4.16.2009

Library Woes: ILLs and Recalls

The library means so many things to grad students. It's a place to scour shelves for dusty old books (50 of which you will check out, haul home, and not return for three years). A place to work for long hours (especially if the library assigns carrels to grad students). A place to eat (since you never actually leave). A place to sleep (made easier if you have a carrel). A place to socialize (because when do you ever see your fellow grad students otherwise?). A place to hide from annoying students (because if there's one place you know they won't be, it's in the library working).

Of course, the library serves two other important functions. Stealing the little bit of hard-earned money each grad student possesses, and accepting sacrifices of small animals on behalf of the interlibrary loan gods.

I don't think there's a single grad student in the world that ends a school year without library fines.

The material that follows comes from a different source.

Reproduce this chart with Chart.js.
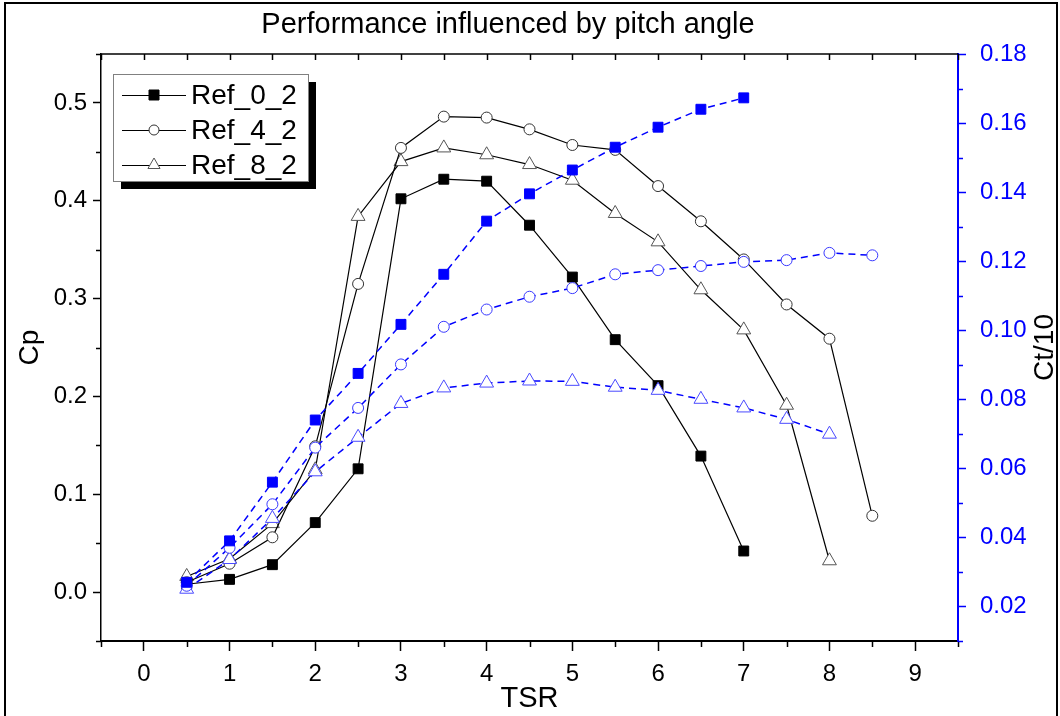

Those who are in their comps year often amass fines in excess of $100. The 'recall' function is either evil or a lifesaver, depending which side of the recall button you're on. If you're working on a paper and really need a book someone has checked out, it's amazing, assuming the other person actually returns the book in a timely fashion (or at all). If you're in the thick of your comps and someone recalls one of the key books for your topic, you're pretty much boned. There's no way you can return the book, so you rack up $1/day fines until you make sure you don't have to retake the exams. As if we don't spend enough money on books we actually own, we have to pay a ridiculous amount for books we don't even get to keep. Fantastic.

My current predicament has me on my knees before the shrine of the interlibrary loan gods, praying for swiftness of delivery. This problem is partially the fault of the professors. If they would assign papers more than 2-3 weeks in advance, I would have plenty of time to order the music scores and books I need and have them arrive in enough time to be useful. Every day, I refresh my 'library requests' queue to see if there's been a status update, and every day the words "request sent" stare back at me. This is way worse than tracking a package. Yes, I always worry about $100 worth of Amazon orders going missing, but I worry more about failing a class due to lack of paper resources and being expelled from the program, thus derailing my life for the next 5+ years. Melodramatic? Yes. Yes it is. But it's hard to not see the apocalypse approaching when the semester is ending and you still don't have the score for the piece you're suppose to have analyzed in the next three days. Come on, guys, I even told you which university within 50 miles has the item listed as 'on the shelf'! You can do it, I believe in you!

I think it's time to pray harder. Is ramen, pizza, and beer an acceptable offering for library gods? Somehow I think burning books in their honor would be offensive.